You don’t need professional flash or a DSLR. Here are items I keep by my easel that make a big difference when shooting with a phone:

  • Phone: Any recent smartphone with RAW capability (iPhone 11/12/13/14/15, Pixel 4/5/6/7, Samsung S20 onward). RAW gives you more recovery in post.
  • Tripod & phone clamp: A small tripod stabilises the frame so you can make micro-adjustments without blur. I use a simple Joby or Manfrotto clamp.
  • Polarising filter for phone: A screw-on or clip-on polariser (Moment, PolarPro) helps control glare, though use it sparingly — sometimes you want the sheen.
  • Small LED panels: Continuous LED panels with adjustable colour temp (e.g. Neewer, Aputure Amaran) are brilliant. They’re predictable and consistent.
  • Reflectors & diffusers: A white foamboard as a reflector and a small diffuser (silk or tracing paper) soften harsh highlights and increase the range of visible iridescence.
  • Black & neutral backgrounds: I keep black velvet and mid-grey boards to test how the interference pigments pop against different contrasts.
  • Setting up: angle and background

    The single most important thing is angle. Iridescence often appears strongest at oblique viewing angles; photographing head-on can flatten it. I’ll often position the camera so the plane of the paint sits at about 20–40° to the lens. This may feel awkward, but it reveals depth and the colour shift.

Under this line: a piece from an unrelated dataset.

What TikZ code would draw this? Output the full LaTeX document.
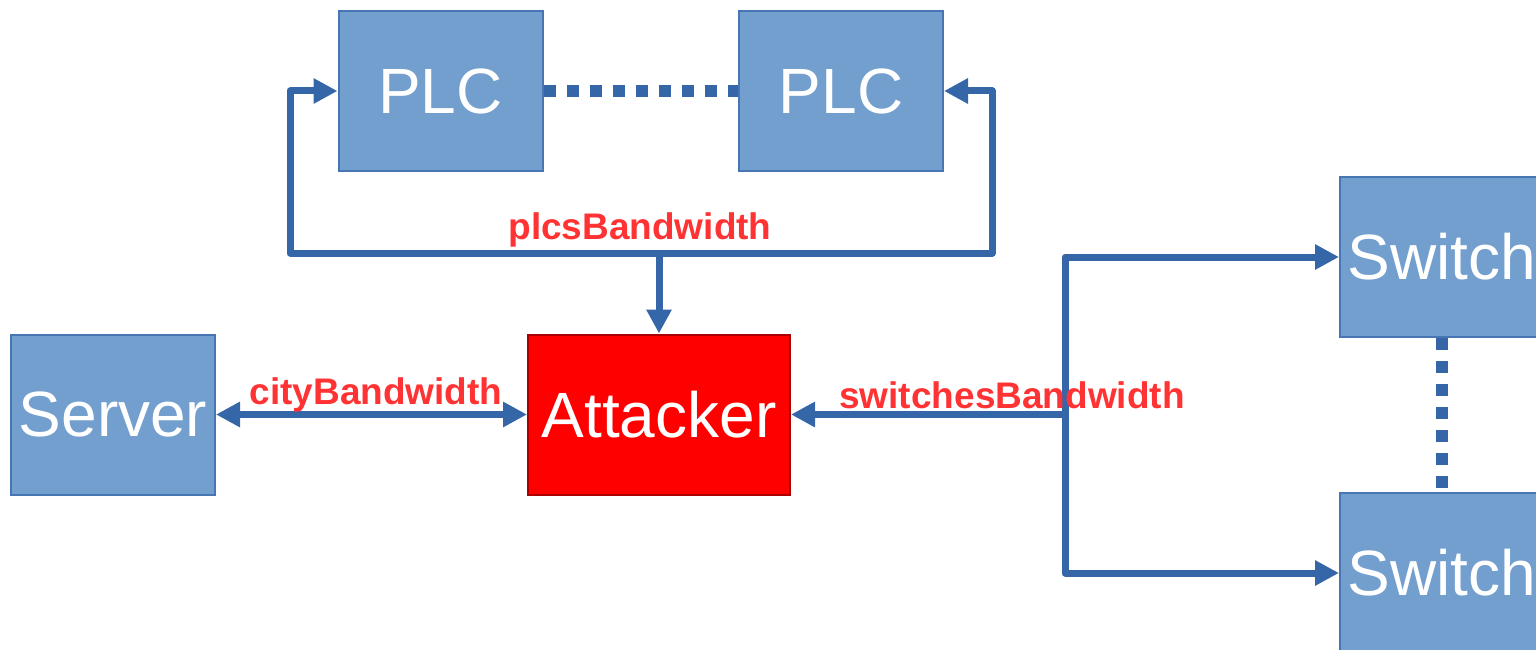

    Background matters too. Dark backgrounds make highlights pop and increase perceived saturation, while mid-grey shows a more neutral balance. Black velvet is my go-to when I want dramatic shimmer; a neutral grey card helps when I plan to edit for accurate colour later.

    Lighting approaches that work

    There are a few lighting set-ups I cycle through depending on the effect I’m after. Try each and see which reflects your paint best.

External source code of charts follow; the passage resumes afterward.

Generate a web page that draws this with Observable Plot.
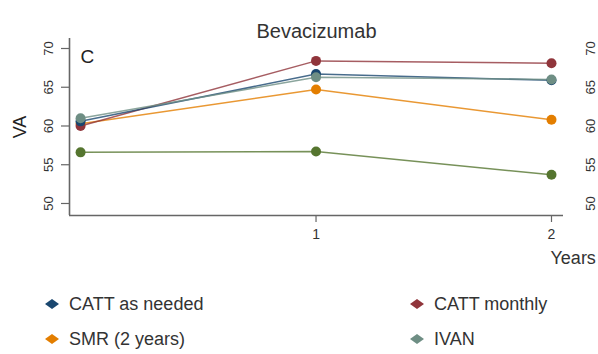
<!DOCTYPE html>
<html>
<head>
<meta charset="utf-8">
<script src="https://cdn.jsdelivr.net/npm/d3@7"></script>
<script src="https://cdn.jsdelivr.net/npm/@observablehq/plot@0.6"></script>
<style>
  html, body { margin: 0; padding: 0; background: #fff; }
  body { width: 598px; height: 354px; overflow: hidden; font-family: "Liberation Sans", Arial, sans-serif; color: #333; }
  #wrap { position: relative; width: 598px; height: 354px; }
  #legend { position: absolute; left: 0; top: 280px; width: 598px; height: 74px; }
  .item { position: absolute; display: flex; align-items: center; font-size: 18px; color: #333; white-space: nowrap; }
  .item svg { margin-right: 10px; }
</style>
</head>
<body>
<div id="wrap"><div id="chart"></div><div id="legend"></div></div>
<script>
const years = [0, 1, 2];
const seriesNames = ["Other", "SMR (2 years)", "CATT monthly", "CATT as needed", "IVAN"];
const otherVA = [56.6, 56.7, 53.7];
const smrVA = [60.3, 64.7, 60.8];
const cattMonthlyVA = [60.0, 68.4, 68.1];
const cattNeededVA = [60.6, 66.7, 65.9];
const ivanVA = [61.0, 66.3, 66.0];
const seriesColors = ["#55752f", "#e37e00", "#90353b", "#1a476f", "#6e8e84"];
const legendNames = ["CATT as needed", "CATT monthly", "SMR (2 years)", "IVAN"];
const yTicks = [50, 55, 60, 65, 70];
const xTicks = [1, 2];
const xDomain = [-0.047, 2.051];
const yDomain = [48.45, 71.29];
const title = "Bevacizumab";
const panel = "C";
const yLabel = "VA";
const xLabel = "Years";

const values = [otherVA, smrVA, cattMonthlyVA, cattNeededVA, ivanVA];
const data = [];
seriesNames.forEach((s, i) => years.forEach((yr, j) => data.push({series: s, year: yr, va: values[i][j]})));

const font = "Liberation Sans, Arial, sans-serif";
const chart = Plot.plot({
  width: 598,
  height: 280,
  marginLeft: 69,
  marginRight: 35,
  marginTop: 38,
  marginBottom: 65,
  style: {fontFamily: font, color: "#333", background: "#fff", overflow: "visible"},
  x: {domain: xDomain, axis: null},
  y: {domain: yDomain, axis: null},
  color: {domain: seriesNames, range: seriesColors},
  marks: [
    Plot.ruleX([xDomain[0]], {stroke: "#666", strokeWidth: 1.6}),
    Plot.ruleY([yDomain[0]], {stroke: "#666", strokeWidth: 1.6}),
    Plot.axisY({anchor: "left", ticks: yTicks, tickSize: 8, tickFormat: () => "", label: null, stroke: "#666", strokeWidth: 1.2}),
    Plot.text(yTicks, {y: d => d, frameAnchor: "left", textAnchor: "middle", dx: -21, rotate: -90, text: d => String(d), fontSize: 13, fill: "#333"}),
    Plot.text(yTicks, {y: d => d, frameAnchor: "right", textAnchor: "middle", dx: 27, rotate: -90, text: d => String(d), fontSize: 13, fill: "#333"}),
    Plot.axisX({anchor: "bottom", ticks: xTicks, tickSize: 7, tickPadding: 7, fontSize: 14, label: null, stroke: "#666", strokeWidth: 1.2, tickFormat: d => String(d)}),
    Plot.line(data, {x: "year", y: "va", z: "series", stroke: "series", strokeWidth: 1.5, strokeOpacity: 0.8}),
    Plot.dot(data, {x: "year", y: "va", fill: "series", r: 5}),
    Plot.text([title], {frameAnchor: "top", dy: -15, text: d => d, fontSize: 20, fill: "#333"}),
    Plot.text([panel], {frameAnchor: "top-left", dx: 11, dy: 11, textAnchor: "start", text: d => d, fontSize: 19, fill: "#222"}),
    Plot.text([yLabel], {frameAnchor: "left", textAnchor: "middle", dx: -49, rotate: -90, text: d => d, fontSize: 18, fill: "#222"}),
    Plot.text([xLabel], {frameAnchor: "bottom-right", dx: -13, dy: 48, textAnchor: "start", text: d => d, fontSize: 18, fill: "#333"})
  ]
});
document.getElementById("chart").appendChild(chart);

// legend
const color = chart.scale("color");
const legend = document.getElementById("legend");
const pos = [[45, 24], [410, 24], [45, 59], [410, 59]];
legendNames.forEach((name, i) => {
  const div = document.createElement("div");
  div.className = "item";
  div.style.left = pos[i][0] + "px";
  div.style.top = (pos[i][1] - 11) + "px";
  const c = color.apply(name);
  div.innerHTML = `<svg width="14" height="22"><path d="M0,11 L7,6 L14,11 L7,16 Z" fill="${c}"/></svg><span>${name}</span>`;
  legend.appendChild(div);
});
</script>
</body>
</html>
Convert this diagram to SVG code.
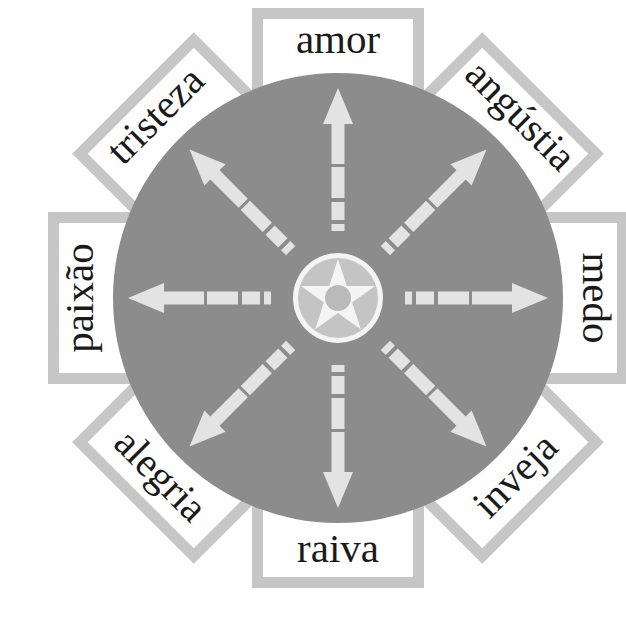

  • Single directional light, low angle: Place an LED panel low and to one side so the light grazes the surface. This emphasises texture and brings out the layered sheen.
  • Two-light cross-light: Two panels at roughly 45° from the surface on opposite sides create a complex mix of reflections and can show multiple colour shifts simultaneously. Reduce intensity if highlights blow out.
  • Soft diffused light with a reflector: Diffuse a light through tracing paper and add a white reflector opposite. This softens glare and helps reveal subtle pearlescent transitions rather than stark specular highlights.
  • Backlight + front fill: Put a light behind the piece (out of frame) and a soft fill in front. The backlight accentuates thin-film effects while the frontal fill keeps the rest of the painting visible.
  • Phone camera settings: manual where possible

    I always switch to a camera app that offers manual controls (Native Camera Pro mode, Adobe Lightroom Mobile, Halide). Auto mode may push exposure and white balance in ways that crush iridescence.

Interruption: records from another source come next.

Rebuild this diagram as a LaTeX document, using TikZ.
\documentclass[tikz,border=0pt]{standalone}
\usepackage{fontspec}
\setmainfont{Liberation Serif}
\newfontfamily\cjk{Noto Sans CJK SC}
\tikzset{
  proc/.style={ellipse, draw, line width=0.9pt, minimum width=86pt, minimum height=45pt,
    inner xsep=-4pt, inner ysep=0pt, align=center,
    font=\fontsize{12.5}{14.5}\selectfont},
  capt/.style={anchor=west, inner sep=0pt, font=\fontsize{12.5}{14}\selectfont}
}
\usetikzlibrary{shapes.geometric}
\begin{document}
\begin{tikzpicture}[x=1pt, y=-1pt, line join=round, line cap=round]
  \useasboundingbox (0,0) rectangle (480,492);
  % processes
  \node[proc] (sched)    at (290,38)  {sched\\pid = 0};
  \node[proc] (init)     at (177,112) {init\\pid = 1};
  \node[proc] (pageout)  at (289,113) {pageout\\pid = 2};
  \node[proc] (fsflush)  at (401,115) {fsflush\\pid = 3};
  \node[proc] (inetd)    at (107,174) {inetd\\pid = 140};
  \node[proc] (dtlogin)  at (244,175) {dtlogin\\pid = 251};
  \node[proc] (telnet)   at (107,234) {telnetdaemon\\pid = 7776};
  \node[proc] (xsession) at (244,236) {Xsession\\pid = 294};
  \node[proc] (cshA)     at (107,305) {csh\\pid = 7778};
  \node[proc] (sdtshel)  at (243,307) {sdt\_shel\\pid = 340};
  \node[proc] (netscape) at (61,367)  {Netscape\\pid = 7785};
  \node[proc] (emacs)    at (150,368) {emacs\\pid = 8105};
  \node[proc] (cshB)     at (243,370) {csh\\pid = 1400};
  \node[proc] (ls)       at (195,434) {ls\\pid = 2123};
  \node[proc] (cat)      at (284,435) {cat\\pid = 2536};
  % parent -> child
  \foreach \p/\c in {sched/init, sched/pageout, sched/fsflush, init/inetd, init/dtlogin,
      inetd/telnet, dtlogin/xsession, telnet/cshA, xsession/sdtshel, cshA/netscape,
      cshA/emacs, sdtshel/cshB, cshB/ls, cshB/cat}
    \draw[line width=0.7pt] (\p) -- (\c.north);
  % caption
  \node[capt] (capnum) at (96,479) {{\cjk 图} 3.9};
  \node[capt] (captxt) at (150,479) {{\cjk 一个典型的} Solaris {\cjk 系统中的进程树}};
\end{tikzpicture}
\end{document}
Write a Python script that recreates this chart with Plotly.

  • Shoot RAW: RAW preserves highlight and colour data, giving you more room to bring out shifts in editing.
  • Lock focus and exposure: Tap to focus on the iridescent area and then, if your app allows, lock exposure (AE/AF lock). Small exposure adjustments can make or break the shimmer.
  • Use exposure compensation: If your phone lacks manual shutter/ISO, use exposure compensation to slightly underexpose (-0.3 to -1 EV). Underexposing preserves specular highlights and prevents them from clipping to white.
  • ISO & shutter: Keep ISO as low as possible (under 400) to reduce noise, and adjust shutter speed using a tripod. Faster speeds freeze micro-reflections; slower speeds can blow out detail if the light is bright.
  • White balance: Set a custom white balance or use a neutral grey card. Iridescent pigments reflect different wavelengths at different angles; an automatic WB can shift hue unpredictably.
  • Practical step-by-step shoot I use

    Here’s a step-by-step sequence I follow when documenting a small panel or sample:

  • Mount the phone on a tripod and set the panel at 20–40° to the lens.
  • Choose a background (black for drama, grey for accuracy).
  • Set a single LED panel at low-angle grazing position. Start at 25% intensity.
  • Open your manual camera app, switch to RAW, set ISO 100–200, tap to focus, and lock AE/AF.
  • Take a bracketed series: normal exposure, -0.7 EV, +0.7 EV. Move the light slightly between shots (a few centimetres) to see how the sheen shifts.
  • If you have a polariser, shoot one set with and one without. The polariser can reduce distracting reflections but may also remove desirable pearlescence — compare both.
  • Editing tips: make the shimmer sing

    In editing (I use Lightroom Mobile or desktop), work on RAW files and be subtle. Over-saturated or over-clarified images become fake looking quickly.

  • Recover highlights: Pull highlights down to bring back specular detail. This can reveal rainbow-like interference that was blown out in camera.
  • Boost texture selectively: Use the texture or clarity sliders sparingly on the iridescent area to emphasise microstructure without adding halo artefacts.
  • Selective colour: If the shift is primarily in blue/green/pink bands, use HSL adjustments to selectively increase luminance or saturation of those hues rather than touching global saturation.
  • Dehaze and contrast: A small dehaze increase can make colours pop, but watch for crushing shadows. Contrast helps separate the sheen from the base colour.
  • Local brushes: Paint in exposure or highlight recovery exactly where specular highlights are clipping. This nuanced control brings out the layered look.
  • Quick reference table: starting camera settings

    Lighting condition ISO Shutter Exposure comp
    Bright LED grazing 100 1/125–1/250 -0.7
    Soft diffused light 100–200 1/60–1/125 0 to -0.3
    Dim studio / backlit 200–400 1/30–1/60 (tripod) -0.3 to +0.3

    Common mistakes I tell students to avoid

  • Relying solely on auto white balance — it often neutralises the iridescence you want.
  • Using too much polarisation without checking results — you can accidentally remove the effect.
  • Shooting only one angle — the magic of interference pigments lives in movement and variety.
  • Over-editing global saturation — selective adjustments look more believable.
  • Photographing iridescent and interference paints with a phone is part technical, part experimentation. I usually end up with a set of images that together communicate the effect: a close-up showing micro-reflection, a mid-shot showing the overall shift, and a detail with polariser on/off. Try the different lighting setups, bracket exposures, and keep notes on what worked for each pigment — after a few sessions you’ll find the few moves that consistently show the paint at its most alive.